No Music for Genocide: Why Artists Are Pulling Their Music from Israel
- ColorBloc Magazine

- Sep 18
- 2 min read
A growing wave of musicians and labels are taking a stand with their catalogs. More than 400 artists have signed on to “No Music for Genocide,” a campaign calling for music to be removed from streaming in Israel. The decision has sparked conversation across the industry about the role of artists in political action and the ways music functions as both culture and protest.

“No Music for Genocide” is not a marketing stunt. It is a coordinated call to withdraw cultural presence in protest of what signatories describe as genocide in Gaza, ethnic cleansing in the West Bank, apartheid policies, and repression of pro-Palestine activism. The strategy is direct, to block or remove music from platforms accessible in Israel as a symbolic act of refusal. The list of names is broad and diverse, cutting across genres and generations. Among them are Massive Attack, King Krule, Arca, MIKE, Yaeji, Faye Webster, Japanese Breakfast, Rina Sawayama, Juliana Huxtable, Sevdaliza, JPEGMAFIA, Shygirl, Moor Mother, Eartheater, Mykki Blanco, Pink Siifu, Boy Harsher, and many more. Some artists are requesting geo-blocks in Israel, while others, like Massive Attack, are pushing further by announcing plans to remove their music from Spotify globally.

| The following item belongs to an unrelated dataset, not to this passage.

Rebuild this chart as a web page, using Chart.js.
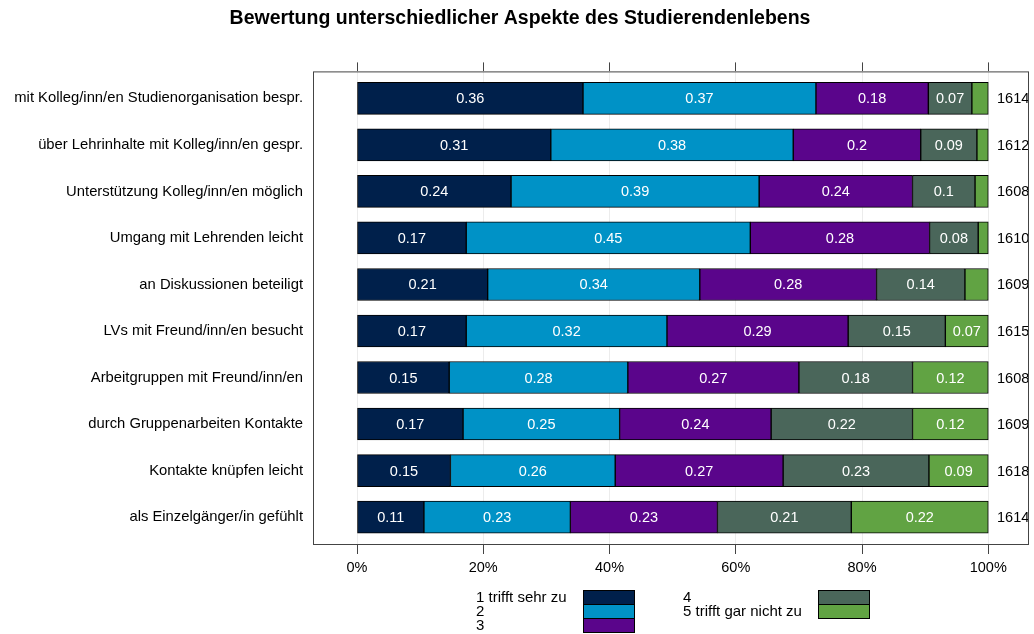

Music is not neutral. It travels faster than news, crosses borders without visas, and has always been a tool for amplifying resistance. By restricting access to their own catalogs, artists are choosing absence as a form of presence. The silence becomes a statement.
This move also raises questions about cultural power in the digital age. What does it mean to weaponize streaming access. How do boycotts shape perception and policy when platforms, not record stores, hold the keys. And how should artists balance the personal cost of lost streams with the collective cost of staying silent. Whether or not you agree with the method, the campaign forces a conversation about complicity, visibility, and the limits of protest in art. It places music in the middle of a geopolitical conflict where silence can be as loud as sound.